The Department of Heavy Industries is working with automobile industry stakeholders to devise a scheme that will boost production.
New Delhi: The Textiles Ministry is bringing to fore a structure under which the Production Linked Incentive Scheme for technical textiles and man-made fibre segment will be rolled out, Textiles Minister Smriti Irani said on Friday.
She said the new Textile Policy is on the anvil, observing that the previous national Textile Policy was unveiled two decades ago. The minister was addressing Assocham Foundation Week 2020.
“In 2013-14, in the cotton segment, the MSP operations were only worth Rs 90 crore while last year, the MSP operations in the cotton segment alone reached a value in total of Rs 28,500 crore. This season, in the cotton segment MSP operations worth Rs 14,659 crore have already been undertaken and 9.63 lakh farmers producing cotton in the country have directly received into their bank accounts an amount of Rs 11,799 crore, this is done in only two months,” said the minister.
Besides, Irani said, if you look at extra-long staple cotton, we currently produce only four lakh bales. If the industry conjoins its efforts with farming community and “we raise the potential growth of production of ELS cotton from four lakh bales to 50 lakh bales, then the impact on the Indian cotton textiles industry will be such that we will increase our businesses from the current $18 billion to $80 billion, that is the potential that needs to be leveraged and explored”, the minister stated.
The minister also noted that India has become the second largest manufacturer and exporter of personal protective equipment (PPE).
She said that while the textiles industry was not prepared for, but it rose to this challenge. “It was an effort which involved almost all ministries and industry segments in support of Indian textiles industry.”
Automobile sector
The Heavy Industries Ministry is engaged in close coordination with stakeholders on the Production Linked Incentive scheme which also covers the automobile sector and hopefully it will be rolled out soon, a top official said on Friday.
“Government has come out with a huge outlay for production linked incentives in the manufacturing sector, a big factor of which is auto.

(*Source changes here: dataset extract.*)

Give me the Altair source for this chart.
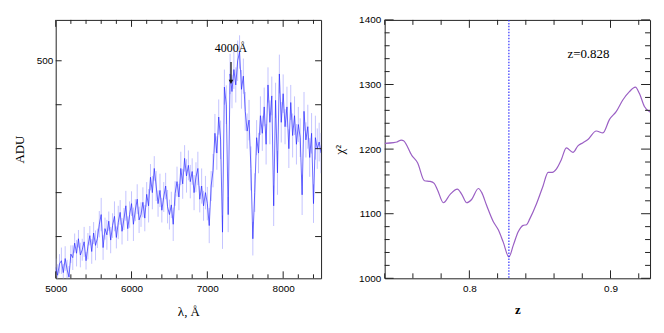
import altair as alt
import pandas as pd

# ---------------- data: spectrum (left panel) ----------------
wave = list(range(5000, 8501, 25))
flux = [
    30, 12, 38, 45, 18, 50, 25, 8, 60, 52,
    85, 62, 95, 58, 70, 88, 45, 78, 102, 66,
    108, 80, 96, 128, 150, 75, 118, 104, 135, 92,
    125, 146, 98, 132, 155, 112, 140, 170, 118, 150,
    175, 128, 160, 185, 138, 150, 178, 142, 196, 170,
    235, 200, 255, 215, 175, 205, 160, 190, 215, 168,
    150, 172, 128, 198, 225, 190, 255, 220, 278, 238,
    262, 225, 248, 200, 235, 255, 185, 215, 170, 200,
    175, 125, 215, 250, 335, 290, 372, 320, 110, 440,
    400, 150, 470, 430, 480, 445, 500, 520, 435, 465,
    385, 340, 365, 255, 95, 200, 325, 290, 375, 335,
    395, 310, 445, 360, 420, 170, 410, 245, 470, 360,
    425, 350, 395, 300, 405, 330, 375, 310, 355, 325,
    195, 385, 320, 350, 280, 335, 175, 325, 300, 315,
    290,
]
err = [
    20, 25, 22, 30, 20, 28, 22, 25, 20, 28,
    22, 30, 20, 28, 25, 34, 20, 30, 22, 28,
    25, 34, 22, 30, 38, 28, 25, 34, 22, 30,
    28, 34, 25, 38, 28, 30, 25, 34, 28, 30,
    28, 38, 25, 34, 30, 28, 34, 30, 28, 38,
    30, 38, 28, 34, 30, 38, 28, 34, 30, 38,
    34, 30, 38, 28, 34, 30, 38, 34, 30, 38,
    34, 38, 30, 40, 34, 38, 30, 40, 34, 38,
    38, 40, 34, 38, 44, 38, 40, 44, 38, 40,
    44, 40, 46, 38, 44, 40, 46, 38, 44, 40,
    44, 40, 46, 50, 38, 44, 40, 46, 44, 40,
    44, 46, 40, 50, 44, 46, 40, 50, 44, 46,
    44, 40, 46, 44, 40, 50, 44, 46, 40, 44,
    46, 44, 40, 50, 44, 46, 44, 50, 46, 44,
    46,
]

# ---------------- data: chi^2 curve (right panel) ----------------
z_vals = [0.7400, 0.7464, 0.7487, 0.7518, 0.7534, 0.7593, 0.7633, 0.7682, 0.7722,
          0.7751, 0.7776, 0.7816, 0.7864, 0.7915, 0.7946, 0.7981, 0.8016, 0.8064,
          0.8087, 0.8122, 0.8169, 0.8205, 0.8240, 0.8280, 0.8311, 0.8346, 0.8381,
          0.8405, 0.8428, 0.8475, 0.8522, 0.8558, 0.8588, 0.8616, 0.8652, 0.8687,
          0.8734, 0.8769, 0.8805, 0.8840, 0.8899, 0.8946, 0.8993, 0.9040, 0.9087,
          0.9134, 0.9176, 0.9205, 0.9240, 0.9282]
chi2 = [1209, 1210, 1211, 1214, 1213, 1190, 1179, 1151, 1150,
        1147, 1136, 1117, 1130, 1138, 1130, 1117, 1122, 1139,
        1133, 1113, 1088, 1075, 1056, 1033, 1051, 1072, 1082,
        1083, 1092, 1115, 1143, 1164, 1164, 1169, 1184, 1202,
        1195, 1205, 1210, 1215, 1228, 1225, 1246, 1258, 1276,
        1289, 1296, 1286, 1266, 1257]
z_best = [0.828]
z_label = ["z=0.828"]

# annotation (4000 A break at z=0.828)
arrow_wave = [7312]
arrow_top = [497]
arrow_tip = [452]
break_label = ["4000Å"]

# tick positions
lx_major = [5000, 6000, 7000, 8000]
lx_minor = [5200, 5400, 5600, 5800, 6200, 6400, 6600, 6800, 7200, 7400, 7600, 7800, 8200, 8400]
ly_ticks = [100, 200, 300, 400, 500]
ly_labels = [500]
rx_major = [0.8, 0.9]
rx_minor = [0.74, 0.76, 0.78, 0.82, 0.84, 0.86, 0.88, 0.92]
ry_major = [1000, 1100, 1200, 1300, 1400]
ry_minor = [1020, 1040, 1060, 1080, 1120, 1140, 1160, 1180, 1220, 1240, 1260, 1280,
            1320, 1340, 1360, 1380]

W, H = 267, 260
LABEL_FONT = "Liberation Sans"
TITLE_FONT = "Liberation Serif"


def tick_layer(vals, chan, side, length, scale):
    df = pd.DataFrame({"v": vals})
    base = alt.Chart(df).mark_rule(color="#222", strokeWidth=1)
    if chan == "x":
        y0, y1 = (H, H - length) if side == "bottom" else (0, length)
        return base.encode(x=alt.X("v:Q", scale=scale),
                           y=alt.value(y0), y2=alt.value(y1))
    x0, x1 = (0, length) if side == "left" else (W, W - length)
    return base.encode(y=alt.Y("v:Q", scale=scale),
                       x=alt.value(x0), x2=alt.value(x1))


# ---------------- left panel ----------------
spec = pd.DataFrame({"wave": wave, "flux": flux, "err": err})
xs_l = alt.Scale(domain=[5000, 8500], nice=False, zero=False)
ys_l = alt.Scale(domain=[5, 593], nice=False, zero=False)

errbars = alt.Chart(spec).transform_calculate(
    lo="datum.flux - datum.err", hi="datum.flux + datum.err"
).mark_rule(color="#c4c4ff", strokeWidth=1, clip=True).encode(
    x=alt.X("wave:Q", scale=xs_l,
            axis=alt.Axis(values=lx_major, title="λ, Å", labelPadding=5, format="d",
                          titlePadding=12, labelFlush=False, labelOverlap=False)),
    y=alt.Y("lo:Q", scale=ys_l,
            axis=alt.Axis(values=ly_labels, title="ADU", labelPadding=3,
                          titlePadding=10)),
    y2="hi:Q",
)
line = alt.Chart(spec).mark_line(color="#2b2bff", strokeWidth=0.7, clip=True).encode(
    x=alt.X("wave:Q", scale=xs_l),
    y=alt.Y("flux:Q", scale=ys_l),
)
ann = pd.DataFrame({"w": arrow_wave, "top": arrow_top, "tip": arrow_tip,
                    "label": break_label})
arrow_shaft = alt.Chart(ann).mark_rule(color="#333", strokeWidth=1.5).encode(
    x=alt.X("w:Q", scale=xs_l),
    y=alt.Y("top:Q", scale=ys_l), y2="tip:Q")
arrow_head = alt.Chart(ann).mark_point(shape="triangle-down", filled=True, color="#111",
                                       size=22, opacity=1).encode(
    x=alt.X("w:Q", scale=xs_l),
    y=alt.Y("tip:Q", scale=ys_l))
arrow_text = alt.Chart(ann).mark_text(font=TITLE_FONT, fontSize=12, color="black",
                                      dy=-7, baseline="bottom").encode(
    x=alt.X("w:Q", scale=xs_l),
    y=alt.Y("top:Q", scale=ys_l),
    text="label:N")

left = alt.layer(
    errbars, line, arrow_shaft, arrow_head, arrow_text,
    tick_layer(lx_major, "x", "bottom", 7, xs_l),
    tick_layer(lx_minor, "x", "bottom", 4, xs_l),
    tick_layer(lx_major, "x", "top", 7, xs_l),
    tick_layer(lx_minor, "x", "top", 4, xs_l),
    tick_layer(ly_ticks, "y", "left", 6, ys_l),
    tick_layer(ly_ticks, "y", "right", 6, ys_l),
).properties(width=W, height=H)

# ---------------- right panel ----------------
chi = pd.DataFrame({"z": z_vals, "chi2": chi2})
xs_r = alt.Scale(domain=[0.74, 0.928], nice=False, zero=False)
ys_r = alt.Scale(domain=[1000, 1400], nice=False, zero=False)

curve = alt.Chart(chi).mark_line(color="#9a5fc4", strokeWidth=1.2,
                                 interpolate="monotone", clip=True).encode(
    x=alt.X("z:Q", scale=xs_r,
            axis=alt.Axis(values=rx_major, title="z", titleFontWeight="bold",
                          labelPadding=5, titlePadding=10, labelFlush=False,
                          format=".1f")),
    y=alt.Y("chi2:Q", scale=ys_r,
            axis=alt.Axis(values=ry_major, title="χ²", labelPadding=4,
                          titlePadding=12, format="d")),
)
best = pd.DataFrame({"z": z_best, "label": z_label})
vline = alt.Chart(best).mark_rule(color="#3030ff", strokeWidth=1.2,
                                  strokeDash=[1.5, 1.5]).encode(
    x=alt.X("z:Q", scale=xs_r))
ztext = alt.Chart(best).mark_text(font=TITLE_FONT, fontSize=13, color="black").encode(
    x=alt.value(205), y=alt.value(34), text="label:N")

right = alt.layer(
    curve, vline, ztext,
    tick_layer(rx_major, "x", "bottom", 8, xs_r),
    tick_layer(rx_minor, "x", "bottom", 5, xs_r),
    tick_layer(rx_major, "x", "top", 8, xs_r),
    tick_layer(rx_minor, "x", "top", 5, xs_r),
    tick_layer(ry_major, "y", "left", 9, ys_r),
    tick_layer(ry_minor, "y", "left", 5, ys_r),
    tick_layer(ry_major, "y", "right", 9, ys_r),
    tick_layer(ry_minor, "y", "right", 5, ys_r),
).properties(width=W, height=H)

chart = alt.hconcat(left, right, spacing=11).properties(
    padding={"left": 4, "top": 5, "right": 5, "bottom": 5}
).configure_view(stroke="#222", strokeWidth=1).configure_axis(
    ticks=False, domain=False, grid=False,
    labelFont=LABEL_FONT, labelFontSize=10, labelColor="black",
    titleFont=TITLE_FONT, titleFontSize=13, titleFontWeight="normal", titleColor="black",
)

chart.save("out.html", embed_options={"renderer": "svg", "actions": False})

So the size is going to be approximately Rs 1.5 lakh crore. “We are now in close coordination with the stakeholders to work out the details and hopefully it will be seeing the light of the day in the final shape very soon,” Secretary in the Heavy Industries Ministry Arun Goel said at a CII Summit.

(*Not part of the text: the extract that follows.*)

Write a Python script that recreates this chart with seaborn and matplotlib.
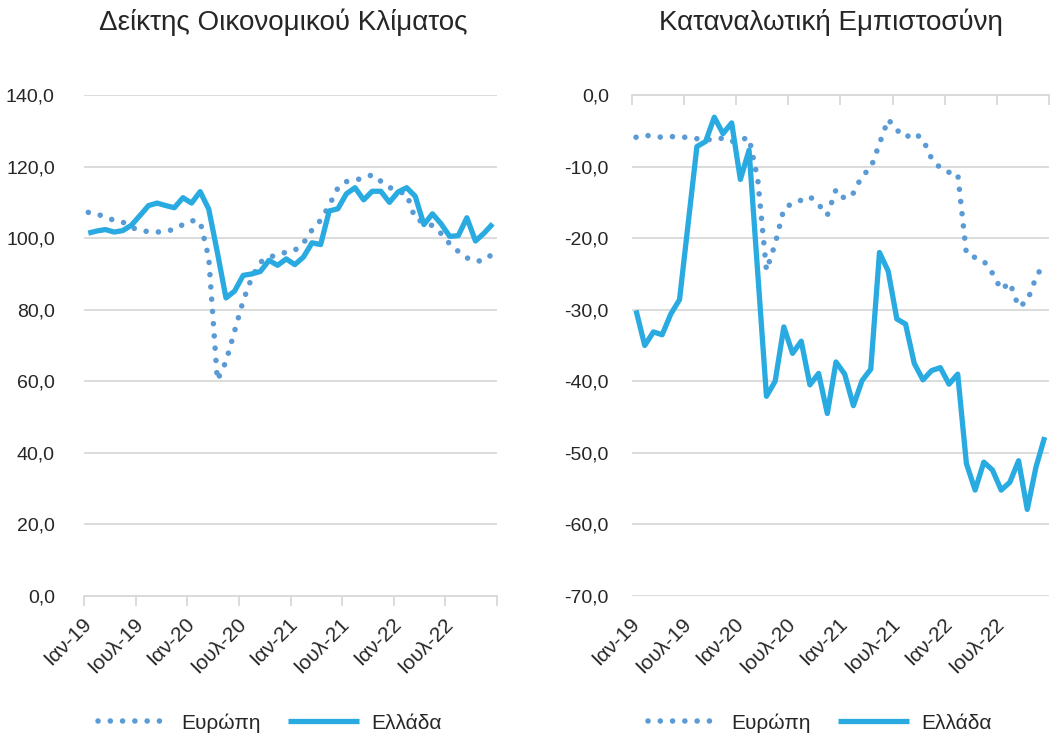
#!/usr/bin/env python3
import numpy as np
import pandas as pd
import seaborn as sns
import matplotlib.pyplot as plt
from matplotlib.ticker import FixedLocator, FuncFormatter

sns.set_theme(style="white")
plt.rcParams["font.family"] = ["Liberation Sans", "DejaVu Sans"]

# monthly data, Jan-2019 .. Dec-2022
tick_labels = ["Ιαν-19", "Ιουλ-19", "Ιαν-20", "Ιουλ-20",
               "Ιαν-21", "Ιουλ-21", "Ιαν-22", "Ιουλ-22"]

esi_europe = [107.2, 106.8, 105.8, 105.0, 104.5, 103.0, 102.2, 101.8, 101.7, 101.9, 102.5, 103.8,
              104.9, 104.6, 94.5, 60.3, 65.5, 74.0, 82.5, 89.0, 93.3, 94.7, 95.3, 96.1,
              96.6, 98.6, 102.3, 105.0, 109.2, 114.0, 115.8, 116.2, 116.8, 117.7, 115.9, 114.2,
              113.0, 112.4, 105.3, 104.5, 103.5, 101.3, 98.4, 96.3, 94.5, 93.5, 93.8, 95.6]
esi_greece = [101.4, 102.0, 102.4, 101.7, 102.1, 103.6, 106.3, 109.1, 109.8, 109.1, 108.5, 111.3,
              109.8, 113.0, 108.1, 96.0, 83.3, 85.2, 89.6, 90.0, 90.7, 93.8, 92.4, 94.2,
              92.6, 94.7, 98.7, 98.2, 107.6, 108.2, 112.4, 114.1, 110.7, 113.1, 113.1, 110.0,
              112.9, 114.1, 111.7, 103.8, 106.8, 104.0, 100.5, 100.7, 105.7, 99.2, 101.4, 104.0]

cci_europe = [-5.9, -5.6, -5.8, -5.9, -5.8, -5.9, -5.9, -6.1, -6.2, -6.3, -6.0, -6.5,
              -6.2, -6.0, -11.8, -24.5, -20.8, -15.9, -15.1, -14.7, -14.2, -15.3, -16.8, -13.2,
              -14.5, -13.7, -11.3, -10.2, -6.8, -3.4, -4.9, -5.9, -5.3, -6.2, -8.9, -10.2,
              -10.8, -11.0, -22.2, -22.7, -23.2, -24.9, -27.2, -26.2, -29.6, -28.8, -25.5, -23.3]
cci_greece = [-30.1, -35.0, -33.1, -33.5, -30.6, -28.6, -17.9, -7.2, -6.5, -3.1, -5.4, -3.9,
              -11.8, -7.7, -24.9, -42.1, -40.0, -32.4, -36.1, -34.4, -40.5, -38.9, -44.5, -37.3,
              -39.0, -43.4, -39.9, -38.3, -22.0, -24.6, -31.3, -32.0, -37.5, -39.8, -38.5, -38.1,
              -40.4, -39.0, -51.5, -55.2, -51.3, -52.4, -55.2, -54.1, -51.1, -57.9, -52.0, -47.8]

C_EU = "#5B9BD5"
C_GR = "#29ABE2"
GRID = "#D9D9D9"
DOT = (0, (0.01, 2.2))

fig = plt.figure(figsize=(10.52, 7.35), dpi=100)
ax1 = fig.add_axes([84/1052, 1-596/735, 413/1052, 501/735])
ax2 = fig.add_axes([631.7/1052, 1-596/735, 417.3/1052, 501/735])

def comma(v, pos):
    return f"{v:.1f}".replace(".", ",")

def draw(ax, eu, gr, ylim, step, top_axis, ypad):
    df = pd.DataFrame({"m": np.arange(len(eu)), "Ευρώπη": eu, "Ελλάδα": gr})
    sns.lineplot(data=df, x="m", y="Ευρώπη", ax=ax, color=C_EU, lw=4.0,
                 linestyle=DOT, dash_capstyle="round", label="Ευρώπη", legend=False)
    sns.lineplot(data=df, x="m", y="Ελλάδα", ax=ax, color=C_GR, lw=3.8,
                 solid_capstyle="butt", label="Ελλάδα", legend=False)
    ax.set_xlim(-0.5, len(eu) - 0.5)
    ax.set_ylim(*ylim)
    ax.set_yticks(np.arange(ylim[0], ylim[1] + 0.1, step))
    ax.yaxis.set_major_formatter(FuncFormatter(comma))
    ax.grid(axis="y", color=GRID, lw=1.3)
    ax.set_axisbelow(True)
    ax.set_xlabel(""); ax.set_ylabel("")
    ax.xaxis.set_major_locator(FixedLocator(np.arange(0, 48, 6)))
    ax.xaxis.set_minor_locator(FixedLocator(np.arange(-0.5, 48, 6)))
    ax.set_xticklabels(tick_labels, rotation=45, ha="right", va="center",
                       rotation_mode="anchor", fontsize=15)
    ax.tick_params(axis="x", which="major", length=0, pad=18)
    ax.tick_params(axis="y", length=0, pad=ypad, labelsize=14)
    for s in ax.spines.values():
        s.set_visible(False)
    if top_axis:
        ax.spines["top"].set_visible(True)
        ax.spines["top"].set_color(GRID); ax.spines["top"].set_linewidth(1.3)
        ax.tick_params(axis="x", which="minor", bottom=False, top=True,
                       direction="in", length=7, width=1.3, color=GRID)
    else:
        ax.spines["bottom"].set_visible(True)
        ax.spines["bottom"].set_color(GRID); ax.spines["bottom"].set_linewidth(1.3)
        ax.tick_params(axis="x", which="minor", bottom=True, direction="out",
                       length=7, width=1.3, color=GRID)

draw(ax1, esi_europe, esi_greece, (0, 140), 20, False, 21)
draw(ax2, cci_europe, cci_greece, (-70, 0), 10, True, 16.5)

fig.text(283/1052, 1-22/735, "Δείκτης Οικονομικού Κλίματος", ha="center", va="center", fontsize=20)
fig.text(831/1052, 1-22/735, "Καταναλωτική Εμπιστοσύνη", ha="center", va="center", fontsize=20)

for ax, cx in [(ax1, 270), (ax2, 820)]:
    h = ax.get_lines()[:2]
    fig.legend(h, ["Ευρώπη", "Ελλάδα"], loc="center", bbox_to_anchor=(cx/1052, 1-723/735),
               ncol=2, frameon=False, fontsize=15, handlelength=3.4,
               columnspacing=1.3, handletextpad=0.6)

fig.savefig("out.png", dpi=100)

The Department of Heavy Industries frames and implements policies for the auto sector.
The Union Cabinet last month approved a Production Linked Incentive (PLI) scheme worth Rs 1.46 lakh crore for 10 sectors to boost domestic manufacturing, create jobs and reduce the dependence on imports.
The scheme will be offered to white goods manufacturing, pharma, auto, telecom, textile, food products, solar photovoltaic and cell battery, among others, with a total outlay of Rs 1,45,980 crore spread over five years.